SUPPLIED ENTRIES:
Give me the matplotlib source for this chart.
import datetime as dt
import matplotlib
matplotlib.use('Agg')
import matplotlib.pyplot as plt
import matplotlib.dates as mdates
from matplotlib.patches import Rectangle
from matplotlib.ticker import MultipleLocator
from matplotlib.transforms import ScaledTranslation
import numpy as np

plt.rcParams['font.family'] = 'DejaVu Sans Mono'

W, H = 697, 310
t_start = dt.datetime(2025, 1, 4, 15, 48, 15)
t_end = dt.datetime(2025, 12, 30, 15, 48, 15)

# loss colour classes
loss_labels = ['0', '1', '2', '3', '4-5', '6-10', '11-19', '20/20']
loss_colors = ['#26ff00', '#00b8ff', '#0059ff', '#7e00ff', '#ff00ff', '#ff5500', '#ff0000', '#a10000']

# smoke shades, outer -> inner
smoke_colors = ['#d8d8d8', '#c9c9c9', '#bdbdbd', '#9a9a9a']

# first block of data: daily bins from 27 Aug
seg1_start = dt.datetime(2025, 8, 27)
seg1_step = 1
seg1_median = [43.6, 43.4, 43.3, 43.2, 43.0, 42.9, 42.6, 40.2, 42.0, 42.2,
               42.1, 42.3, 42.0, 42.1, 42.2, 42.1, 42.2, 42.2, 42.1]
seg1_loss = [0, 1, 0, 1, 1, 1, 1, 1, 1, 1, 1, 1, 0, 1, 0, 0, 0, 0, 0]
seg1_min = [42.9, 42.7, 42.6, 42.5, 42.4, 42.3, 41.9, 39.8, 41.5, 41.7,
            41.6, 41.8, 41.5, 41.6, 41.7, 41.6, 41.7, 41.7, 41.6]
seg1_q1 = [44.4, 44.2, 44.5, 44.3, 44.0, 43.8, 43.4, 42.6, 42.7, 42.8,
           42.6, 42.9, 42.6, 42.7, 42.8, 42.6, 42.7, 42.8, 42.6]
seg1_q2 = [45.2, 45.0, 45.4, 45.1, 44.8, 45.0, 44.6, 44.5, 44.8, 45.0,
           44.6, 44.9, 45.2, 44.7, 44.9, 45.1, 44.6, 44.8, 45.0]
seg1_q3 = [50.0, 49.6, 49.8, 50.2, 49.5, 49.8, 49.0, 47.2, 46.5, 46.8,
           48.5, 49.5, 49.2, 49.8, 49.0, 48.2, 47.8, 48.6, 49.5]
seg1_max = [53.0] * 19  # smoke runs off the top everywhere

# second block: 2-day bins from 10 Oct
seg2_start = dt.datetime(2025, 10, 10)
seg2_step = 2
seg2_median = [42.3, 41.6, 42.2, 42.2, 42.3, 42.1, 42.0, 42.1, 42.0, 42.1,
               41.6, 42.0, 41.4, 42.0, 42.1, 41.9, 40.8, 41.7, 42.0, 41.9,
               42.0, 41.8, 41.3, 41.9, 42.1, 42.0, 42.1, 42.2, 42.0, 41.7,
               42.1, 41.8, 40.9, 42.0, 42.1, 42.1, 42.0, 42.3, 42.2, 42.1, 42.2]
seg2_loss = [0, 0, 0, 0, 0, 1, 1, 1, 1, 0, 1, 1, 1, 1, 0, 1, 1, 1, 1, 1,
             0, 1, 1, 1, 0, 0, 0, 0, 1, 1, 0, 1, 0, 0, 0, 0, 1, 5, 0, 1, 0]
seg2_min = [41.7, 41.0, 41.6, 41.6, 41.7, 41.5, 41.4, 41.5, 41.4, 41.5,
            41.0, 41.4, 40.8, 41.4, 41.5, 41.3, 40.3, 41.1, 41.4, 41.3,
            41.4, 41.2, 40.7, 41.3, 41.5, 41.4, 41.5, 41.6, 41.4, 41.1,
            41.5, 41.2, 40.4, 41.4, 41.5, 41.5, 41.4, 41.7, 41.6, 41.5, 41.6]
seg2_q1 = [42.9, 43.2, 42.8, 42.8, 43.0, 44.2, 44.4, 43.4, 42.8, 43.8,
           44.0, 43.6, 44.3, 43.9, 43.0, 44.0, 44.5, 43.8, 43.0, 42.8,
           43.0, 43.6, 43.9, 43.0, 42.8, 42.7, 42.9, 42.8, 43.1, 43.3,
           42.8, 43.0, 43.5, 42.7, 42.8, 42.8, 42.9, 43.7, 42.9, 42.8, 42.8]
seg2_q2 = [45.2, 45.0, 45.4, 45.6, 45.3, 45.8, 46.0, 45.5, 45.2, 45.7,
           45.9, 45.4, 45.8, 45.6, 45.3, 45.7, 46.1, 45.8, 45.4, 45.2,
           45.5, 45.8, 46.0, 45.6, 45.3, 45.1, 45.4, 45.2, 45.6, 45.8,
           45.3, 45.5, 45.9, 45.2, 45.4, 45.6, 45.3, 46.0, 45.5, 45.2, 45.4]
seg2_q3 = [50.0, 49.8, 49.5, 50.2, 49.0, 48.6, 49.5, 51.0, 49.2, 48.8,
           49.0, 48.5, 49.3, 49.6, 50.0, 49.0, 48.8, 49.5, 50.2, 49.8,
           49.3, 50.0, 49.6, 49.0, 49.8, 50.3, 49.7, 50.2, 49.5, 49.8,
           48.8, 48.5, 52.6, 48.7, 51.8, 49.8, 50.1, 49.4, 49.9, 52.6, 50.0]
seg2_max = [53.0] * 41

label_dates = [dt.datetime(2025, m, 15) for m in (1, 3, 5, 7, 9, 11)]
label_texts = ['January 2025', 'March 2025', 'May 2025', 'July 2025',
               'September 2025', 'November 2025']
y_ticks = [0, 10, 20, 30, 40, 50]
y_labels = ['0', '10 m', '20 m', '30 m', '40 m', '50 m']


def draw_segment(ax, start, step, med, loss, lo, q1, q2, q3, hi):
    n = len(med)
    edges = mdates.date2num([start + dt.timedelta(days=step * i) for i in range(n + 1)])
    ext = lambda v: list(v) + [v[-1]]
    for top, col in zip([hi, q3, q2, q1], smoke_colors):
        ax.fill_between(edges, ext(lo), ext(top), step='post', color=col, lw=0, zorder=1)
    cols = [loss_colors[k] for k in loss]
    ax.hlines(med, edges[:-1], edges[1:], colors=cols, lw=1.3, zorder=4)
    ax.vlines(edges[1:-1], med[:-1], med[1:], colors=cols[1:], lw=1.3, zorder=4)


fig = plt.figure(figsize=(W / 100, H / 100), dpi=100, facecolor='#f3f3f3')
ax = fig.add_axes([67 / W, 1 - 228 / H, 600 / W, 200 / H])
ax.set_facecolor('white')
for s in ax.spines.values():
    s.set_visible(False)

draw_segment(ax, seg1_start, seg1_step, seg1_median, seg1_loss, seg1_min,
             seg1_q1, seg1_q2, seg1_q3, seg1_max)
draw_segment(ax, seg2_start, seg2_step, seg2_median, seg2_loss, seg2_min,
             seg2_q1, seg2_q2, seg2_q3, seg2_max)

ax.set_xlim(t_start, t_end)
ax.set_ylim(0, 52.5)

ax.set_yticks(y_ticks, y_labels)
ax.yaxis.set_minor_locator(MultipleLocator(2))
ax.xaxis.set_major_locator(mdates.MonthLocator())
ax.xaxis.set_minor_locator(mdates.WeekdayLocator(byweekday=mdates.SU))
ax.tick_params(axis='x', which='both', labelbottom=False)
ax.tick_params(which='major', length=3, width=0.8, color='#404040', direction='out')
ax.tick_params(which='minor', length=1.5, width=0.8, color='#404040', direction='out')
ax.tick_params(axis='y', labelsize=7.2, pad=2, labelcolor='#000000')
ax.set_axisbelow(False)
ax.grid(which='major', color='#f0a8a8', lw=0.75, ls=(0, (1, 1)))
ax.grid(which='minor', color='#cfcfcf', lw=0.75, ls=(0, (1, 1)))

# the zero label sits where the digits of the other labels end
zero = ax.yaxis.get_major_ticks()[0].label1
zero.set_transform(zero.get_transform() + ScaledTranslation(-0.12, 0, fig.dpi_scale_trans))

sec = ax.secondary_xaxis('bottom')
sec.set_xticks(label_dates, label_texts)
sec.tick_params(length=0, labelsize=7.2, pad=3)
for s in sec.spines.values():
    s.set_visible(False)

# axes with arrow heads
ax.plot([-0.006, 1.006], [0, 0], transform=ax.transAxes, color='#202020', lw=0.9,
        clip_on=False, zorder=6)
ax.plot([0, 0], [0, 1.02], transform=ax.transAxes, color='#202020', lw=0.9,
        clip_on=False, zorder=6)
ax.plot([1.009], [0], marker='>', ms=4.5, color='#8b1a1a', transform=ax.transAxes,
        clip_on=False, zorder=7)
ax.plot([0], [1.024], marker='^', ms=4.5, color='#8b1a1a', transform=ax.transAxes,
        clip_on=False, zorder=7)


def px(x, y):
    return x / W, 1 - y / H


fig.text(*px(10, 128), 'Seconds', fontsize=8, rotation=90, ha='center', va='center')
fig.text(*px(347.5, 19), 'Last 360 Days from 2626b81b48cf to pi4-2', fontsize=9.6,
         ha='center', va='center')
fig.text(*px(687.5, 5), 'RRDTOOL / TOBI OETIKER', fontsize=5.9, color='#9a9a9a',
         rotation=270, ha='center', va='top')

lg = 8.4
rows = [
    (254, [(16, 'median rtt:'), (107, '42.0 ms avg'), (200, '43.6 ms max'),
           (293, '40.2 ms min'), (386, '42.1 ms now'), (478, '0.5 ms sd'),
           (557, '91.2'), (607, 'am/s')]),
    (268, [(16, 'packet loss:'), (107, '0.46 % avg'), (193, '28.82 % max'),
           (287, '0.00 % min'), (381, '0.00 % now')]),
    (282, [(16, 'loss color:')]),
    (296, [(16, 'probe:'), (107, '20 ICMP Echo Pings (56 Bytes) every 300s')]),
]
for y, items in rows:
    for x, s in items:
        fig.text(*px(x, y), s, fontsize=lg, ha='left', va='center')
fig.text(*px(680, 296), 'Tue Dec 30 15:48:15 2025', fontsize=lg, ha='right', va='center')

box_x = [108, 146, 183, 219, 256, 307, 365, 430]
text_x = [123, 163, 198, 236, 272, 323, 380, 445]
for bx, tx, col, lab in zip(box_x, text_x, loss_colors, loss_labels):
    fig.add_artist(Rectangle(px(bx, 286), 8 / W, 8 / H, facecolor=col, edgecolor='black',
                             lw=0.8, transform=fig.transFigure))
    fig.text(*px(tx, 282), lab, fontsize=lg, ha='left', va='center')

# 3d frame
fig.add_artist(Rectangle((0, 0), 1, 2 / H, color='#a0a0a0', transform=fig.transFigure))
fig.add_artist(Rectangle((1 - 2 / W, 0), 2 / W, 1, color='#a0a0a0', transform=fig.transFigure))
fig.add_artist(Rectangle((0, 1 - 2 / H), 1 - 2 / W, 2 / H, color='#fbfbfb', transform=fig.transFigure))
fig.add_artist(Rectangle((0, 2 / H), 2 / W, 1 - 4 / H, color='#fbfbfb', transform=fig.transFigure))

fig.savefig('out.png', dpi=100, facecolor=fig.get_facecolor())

* * *

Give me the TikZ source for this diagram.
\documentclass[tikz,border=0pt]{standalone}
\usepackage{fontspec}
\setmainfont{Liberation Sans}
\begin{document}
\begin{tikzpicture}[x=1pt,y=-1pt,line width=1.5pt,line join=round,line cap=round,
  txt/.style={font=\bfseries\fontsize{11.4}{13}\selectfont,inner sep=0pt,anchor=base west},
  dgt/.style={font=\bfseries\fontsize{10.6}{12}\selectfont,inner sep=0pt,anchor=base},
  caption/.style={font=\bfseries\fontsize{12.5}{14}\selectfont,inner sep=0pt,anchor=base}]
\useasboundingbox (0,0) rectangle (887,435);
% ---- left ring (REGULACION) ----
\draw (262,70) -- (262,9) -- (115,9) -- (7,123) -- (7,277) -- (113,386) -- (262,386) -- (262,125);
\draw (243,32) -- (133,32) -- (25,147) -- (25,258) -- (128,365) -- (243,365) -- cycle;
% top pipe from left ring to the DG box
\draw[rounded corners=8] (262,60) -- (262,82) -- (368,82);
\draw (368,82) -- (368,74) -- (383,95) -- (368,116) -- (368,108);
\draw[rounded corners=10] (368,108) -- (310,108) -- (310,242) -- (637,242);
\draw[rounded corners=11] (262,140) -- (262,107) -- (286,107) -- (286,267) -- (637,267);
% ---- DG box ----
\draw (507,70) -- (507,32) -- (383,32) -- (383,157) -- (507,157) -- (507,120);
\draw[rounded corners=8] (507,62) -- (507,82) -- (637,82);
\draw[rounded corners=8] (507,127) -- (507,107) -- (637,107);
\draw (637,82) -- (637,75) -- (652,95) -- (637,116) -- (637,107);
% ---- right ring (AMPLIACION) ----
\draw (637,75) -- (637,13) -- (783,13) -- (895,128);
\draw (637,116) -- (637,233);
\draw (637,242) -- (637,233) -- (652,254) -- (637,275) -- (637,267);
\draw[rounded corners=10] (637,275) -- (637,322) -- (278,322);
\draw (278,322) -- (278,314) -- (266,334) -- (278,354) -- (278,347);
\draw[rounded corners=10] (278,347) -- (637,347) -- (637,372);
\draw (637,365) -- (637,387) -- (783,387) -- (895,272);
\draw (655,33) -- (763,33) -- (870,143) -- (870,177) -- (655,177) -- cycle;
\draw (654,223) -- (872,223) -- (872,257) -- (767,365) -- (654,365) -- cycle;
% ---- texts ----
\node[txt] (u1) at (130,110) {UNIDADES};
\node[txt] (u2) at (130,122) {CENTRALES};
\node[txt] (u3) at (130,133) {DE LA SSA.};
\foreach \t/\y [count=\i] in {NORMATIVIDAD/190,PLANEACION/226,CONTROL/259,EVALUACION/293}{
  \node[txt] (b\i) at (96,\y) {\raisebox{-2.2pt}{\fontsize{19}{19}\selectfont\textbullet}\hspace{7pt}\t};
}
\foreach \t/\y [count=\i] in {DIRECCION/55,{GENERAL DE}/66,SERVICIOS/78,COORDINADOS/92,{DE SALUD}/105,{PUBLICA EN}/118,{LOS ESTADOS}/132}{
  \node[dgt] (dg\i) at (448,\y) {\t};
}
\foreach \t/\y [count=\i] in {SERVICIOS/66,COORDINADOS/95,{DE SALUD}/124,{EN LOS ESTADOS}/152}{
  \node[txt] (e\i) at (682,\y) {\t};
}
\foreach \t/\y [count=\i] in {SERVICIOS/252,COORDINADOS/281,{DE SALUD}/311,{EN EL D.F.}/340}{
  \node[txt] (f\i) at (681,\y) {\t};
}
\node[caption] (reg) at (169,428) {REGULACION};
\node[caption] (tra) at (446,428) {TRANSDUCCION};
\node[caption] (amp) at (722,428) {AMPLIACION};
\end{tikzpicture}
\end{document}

==

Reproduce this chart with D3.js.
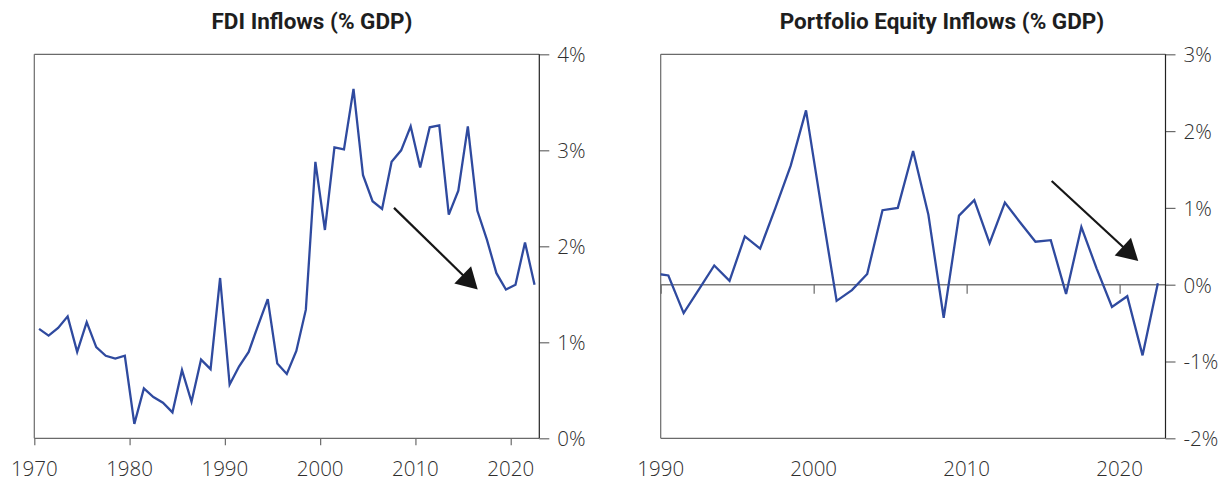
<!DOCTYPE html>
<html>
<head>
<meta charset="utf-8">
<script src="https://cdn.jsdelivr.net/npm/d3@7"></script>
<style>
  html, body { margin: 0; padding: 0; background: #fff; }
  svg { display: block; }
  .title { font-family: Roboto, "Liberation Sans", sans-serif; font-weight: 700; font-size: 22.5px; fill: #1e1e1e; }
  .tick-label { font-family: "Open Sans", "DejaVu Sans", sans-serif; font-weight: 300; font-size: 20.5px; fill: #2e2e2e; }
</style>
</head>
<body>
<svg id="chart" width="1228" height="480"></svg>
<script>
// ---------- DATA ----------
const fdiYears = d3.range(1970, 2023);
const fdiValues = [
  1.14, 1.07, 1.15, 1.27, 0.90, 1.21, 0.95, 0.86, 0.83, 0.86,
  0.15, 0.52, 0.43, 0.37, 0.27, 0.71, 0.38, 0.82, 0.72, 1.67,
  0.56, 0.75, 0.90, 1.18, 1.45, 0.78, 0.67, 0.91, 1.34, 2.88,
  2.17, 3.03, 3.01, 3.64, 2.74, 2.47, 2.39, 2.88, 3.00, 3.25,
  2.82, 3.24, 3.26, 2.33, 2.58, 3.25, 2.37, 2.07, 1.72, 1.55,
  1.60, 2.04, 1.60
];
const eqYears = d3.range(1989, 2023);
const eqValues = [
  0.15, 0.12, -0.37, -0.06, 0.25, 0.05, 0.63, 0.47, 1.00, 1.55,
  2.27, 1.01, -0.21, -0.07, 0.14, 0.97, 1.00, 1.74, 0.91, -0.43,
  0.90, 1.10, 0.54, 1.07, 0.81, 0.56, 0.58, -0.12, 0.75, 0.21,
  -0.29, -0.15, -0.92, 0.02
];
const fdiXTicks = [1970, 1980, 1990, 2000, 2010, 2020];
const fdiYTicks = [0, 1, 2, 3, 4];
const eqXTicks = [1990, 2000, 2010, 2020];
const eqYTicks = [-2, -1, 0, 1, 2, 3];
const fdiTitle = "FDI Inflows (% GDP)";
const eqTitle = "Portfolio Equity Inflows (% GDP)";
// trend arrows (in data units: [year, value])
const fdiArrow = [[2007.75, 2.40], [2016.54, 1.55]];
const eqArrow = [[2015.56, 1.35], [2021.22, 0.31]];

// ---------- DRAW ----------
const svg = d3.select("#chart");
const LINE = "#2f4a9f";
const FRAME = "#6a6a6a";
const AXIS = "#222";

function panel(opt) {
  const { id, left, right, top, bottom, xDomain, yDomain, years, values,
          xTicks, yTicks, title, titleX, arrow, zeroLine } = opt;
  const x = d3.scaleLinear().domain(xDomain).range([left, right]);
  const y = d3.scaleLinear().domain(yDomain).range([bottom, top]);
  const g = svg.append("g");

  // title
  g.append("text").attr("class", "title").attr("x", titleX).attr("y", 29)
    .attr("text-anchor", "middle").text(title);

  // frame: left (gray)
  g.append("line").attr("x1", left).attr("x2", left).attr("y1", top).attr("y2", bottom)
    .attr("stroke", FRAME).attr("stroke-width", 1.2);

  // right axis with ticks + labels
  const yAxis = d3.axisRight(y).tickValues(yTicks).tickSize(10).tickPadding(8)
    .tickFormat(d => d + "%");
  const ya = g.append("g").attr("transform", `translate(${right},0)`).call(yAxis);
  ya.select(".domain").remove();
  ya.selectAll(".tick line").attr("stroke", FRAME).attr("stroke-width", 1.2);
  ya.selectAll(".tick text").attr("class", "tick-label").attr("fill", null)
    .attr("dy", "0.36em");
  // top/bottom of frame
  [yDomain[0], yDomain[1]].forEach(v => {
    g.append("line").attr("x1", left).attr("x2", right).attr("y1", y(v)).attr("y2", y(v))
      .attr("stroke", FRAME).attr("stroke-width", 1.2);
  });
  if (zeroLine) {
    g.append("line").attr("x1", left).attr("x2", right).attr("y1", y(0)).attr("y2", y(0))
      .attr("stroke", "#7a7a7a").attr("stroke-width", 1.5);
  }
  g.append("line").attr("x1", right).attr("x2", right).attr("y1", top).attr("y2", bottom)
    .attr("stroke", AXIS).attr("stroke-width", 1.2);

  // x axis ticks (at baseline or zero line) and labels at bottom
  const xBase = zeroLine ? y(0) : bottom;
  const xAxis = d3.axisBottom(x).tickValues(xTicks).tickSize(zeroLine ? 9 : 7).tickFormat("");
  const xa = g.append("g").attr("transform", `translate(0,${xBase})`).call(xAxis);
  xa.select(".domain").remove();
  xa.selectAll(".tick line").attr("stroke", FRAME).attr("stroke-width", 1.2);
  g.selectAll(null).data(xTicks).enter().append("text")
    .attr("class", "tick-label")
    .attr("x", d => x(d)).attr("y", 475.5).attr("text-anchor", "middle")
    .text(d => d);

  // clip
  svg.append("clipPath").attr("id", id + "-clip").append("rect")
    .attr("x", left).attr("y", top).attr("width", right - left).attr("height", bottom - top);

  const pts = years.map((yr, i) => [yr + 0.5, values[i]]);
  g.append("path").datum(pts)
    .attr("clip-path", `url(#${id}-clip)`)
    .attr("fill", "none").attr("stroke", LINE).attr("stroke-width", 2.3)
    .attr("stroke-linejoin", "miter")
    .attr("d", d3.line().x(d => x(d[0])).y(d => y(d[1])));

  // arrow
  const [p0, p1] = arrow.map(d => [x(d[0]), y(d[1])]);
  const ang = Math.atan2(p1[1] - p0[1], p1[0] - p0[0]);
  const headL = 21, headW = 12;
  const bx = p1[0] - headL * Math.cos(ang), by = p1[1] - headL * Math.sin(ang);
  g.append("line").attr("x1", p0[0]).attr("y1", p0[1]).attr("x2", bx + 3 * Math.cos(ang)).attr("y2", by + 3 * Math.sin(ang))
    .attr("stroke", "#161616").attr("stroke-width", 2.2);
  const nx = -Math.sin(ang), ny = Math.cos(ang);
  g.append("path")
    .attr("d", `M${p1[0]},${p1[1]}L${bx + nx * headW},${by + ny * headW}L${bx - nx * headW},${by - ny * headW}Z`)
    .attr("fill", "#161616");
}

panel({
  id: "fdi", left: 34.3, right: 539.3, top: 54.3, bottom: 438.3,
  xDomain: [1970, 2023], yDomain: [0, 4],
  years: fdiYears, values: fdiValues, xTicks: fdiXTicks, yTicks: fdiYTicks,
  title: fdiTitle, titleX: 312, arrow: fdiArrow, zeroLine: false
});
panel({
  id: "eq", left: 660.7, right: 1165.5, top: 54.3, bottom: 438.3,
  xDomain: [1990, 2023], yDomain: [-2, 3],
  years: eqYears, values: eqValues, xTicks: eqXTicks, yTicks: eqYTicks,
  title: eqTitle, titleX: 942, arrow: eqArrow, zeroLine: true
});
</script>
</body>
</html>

SHORT TASK: Above are the records; from them, give again exactly the lines from the one containing "Give me the matplotlib source for this chart." to the one containing "plt.rcParams['font.family'] = 'DejaVu", both lines included, and nothing more.

PROBLEM SOLUTION:
Give me the matplotlib source for this chart.
import datetime as dt
import matplotlib
matplotlib.use('Agg')
import matplotlib.pyplot as plt
import matplotlib.dates as mdates
from matplotlib.patches import Rectangle
from matplotlib.ticker import MultipleLocator
from matplotlib.transforms import ScaledTranslation
import numpy as np

plt.rcParams['font.family'] = 'DejaVu Sans Mono'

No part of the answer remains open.